Monday, March 28, 2011

NYTimes.com's Plan To Charge People Money For Consuming Goods, Services Called Bold Business Move

March 28, 2011 |

NEW YORK—In a move that media executives, economic forecasters, and business analysts alike are calling "extremely bold," NYTimes.com put into place a groundbreaking new business model today in which the news website will charge people money to consume the goods and services it provides. "The whole idea of an American business trying to make a profit off of a product its hired professionals create on a daily basis is a truly brave and intrepid strategy," said media analyst Steve Messner, adding that NYTimes.com's extremely risky new approach to commerce—wherein legal tender must be exchanged in order to receive a desired service—could drastically reduce the publication's readership. "To ask NYTimes.com's 33 million unique monthly visitors to switch to a cash-for-manufactured-goods-based model from the standard everything-online-should-be-free-for-reasons-nobody-can-really-explain-based model is pretty fearless.
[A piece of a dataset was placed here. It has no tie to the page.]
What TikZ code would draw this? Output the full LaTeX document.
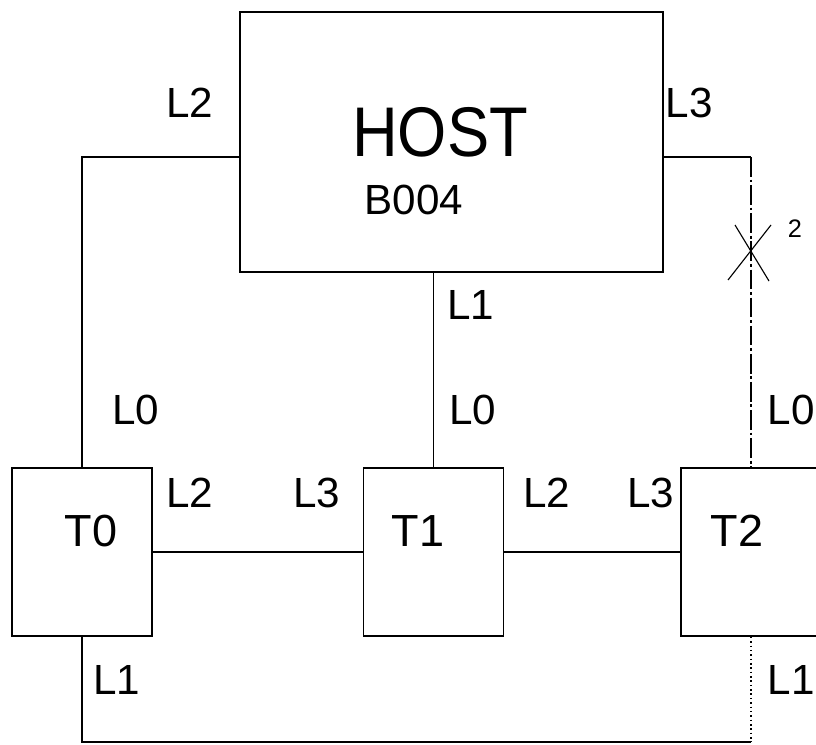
\documentclass[tikz,border=0pt]{standalone}
\usepackage{fontspec}
\setmainfont{Liberation Sans}
\usetikzlibrary{positioning}
\tikzset{
  unitbox/.style={draw, line width=1.1pt, minimum width=3.5cm, minimum height=4.2cm, inner sep=0pt},
  hostbox/.style={draw, line width=1.1pt, minimum width=10.575cm, minimum height=6.5cm, inner sep=0pt},
  link/.style={line width=1.1pt},
  lbl/.style={inner sep=0pt, font=\fontsize{30}{34}\selectfont},
  tname/.style={inner sep=0pt, font=\fontsize{32}{36}\selectfont}
}
\begin{document}
\begin{tikzpicture}[x=0.025cm, y=-0.025cm]
            \clip (0,0) rectangle (816,744);
            \fill[white] (0,0) rectangle (816,744);

            \node[hostbox] (host) at (451.5,142) {};
            \node[unitbox] (t0) at (82,552) {};
            \node[unitbox] (t1) at (433.5,552) {};
            \node[unitbox] (t2) at (751,552) {};

            \node[inner sep=0pt, xscale=0.9, font=\fontsize{50}{56}\selectfont] (hostname) at (440,132) {HOST};
            \node[lbl] (hosttype) at (414,200) {B004};
            \node[tname] (t0name) at (91,531) {T0};
            \node[tname] (t1name) at (418,531) {T1};
            \node[tname] (t2name) at (737,531) {T2};

            \coordinate (HL) at (240,157);
            \coordinate (HR) at (663,157);
            \coordinate (RC) at (751,157);
            \coordinate (BR) at (751,742);
            \coordinate (X) at (751,243);

            \draw[link] (t0.north) |- (HL);
            \draw[link] (HR) -- (RC);
            \draw[link, dash pattern=on 14pt off 2pt on 2pt off 2pt] (RC) -- (t2.north);
            \draw[link] (t1.north) -- (t1.north |- host.south);
            \draw[link] (t0.east) -- (t1.west);
            \draw[link] (t1.east) -- (t2.west);
            \draw[link] (t0.south) |- (BR);
            \draw[link, dotted] (t2.south) -- (BR);

            \draw[line width=0.8pt] ([shift={(-16,-18)}]X) -- ([shift={(18,38)}]X);
            \draw[line width=0.8pt] ([shift={(20,-18)}]X) -- ([shift={(-23,37)}]X);
            \node[inner sep=0pt, font=\fontsize{18}{20}\selectfont] (cut) at (795,229) {2};

            \node[lbl] (hl2) at (190,103) {L2};
            \node[lbl] (hl3) at (689,103) {L3};
            \node[lbl] (hl1) at (471,305) {L1};
            \node[lbl] (a0) at (136,410) {L0};
            \node[lbl] (b0) at (473,410) {L0};
            \node[lbl] (c0) at (791,410) {L0};
            \node[lbl] (a2) at (190,493) {L2};
            \node[lbl] (b3) at (317,493) {L3};
            \node[lbl] (b2) at (547,493) {L2};
            \node[lbl] (c3) at (651,493) {L3};
            \node[lbl] (a1) at (117,680) {L1};
            \node[lbl] (c1) at (791,680) {L1};
        \end{tikzpicture}
\end{document}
It's almost as if The New York Times is equating itself with a business trying to function in a capitalistic society." In a statement released last Thursday, the newspaper's publisher Arthur Ochs Sulzberger, Jr. said, "If this fails, I'd honestly rather The New York Times not exist in a world where people are unwilling to pay the price of a fucking movie ticket for a monthly online subscription."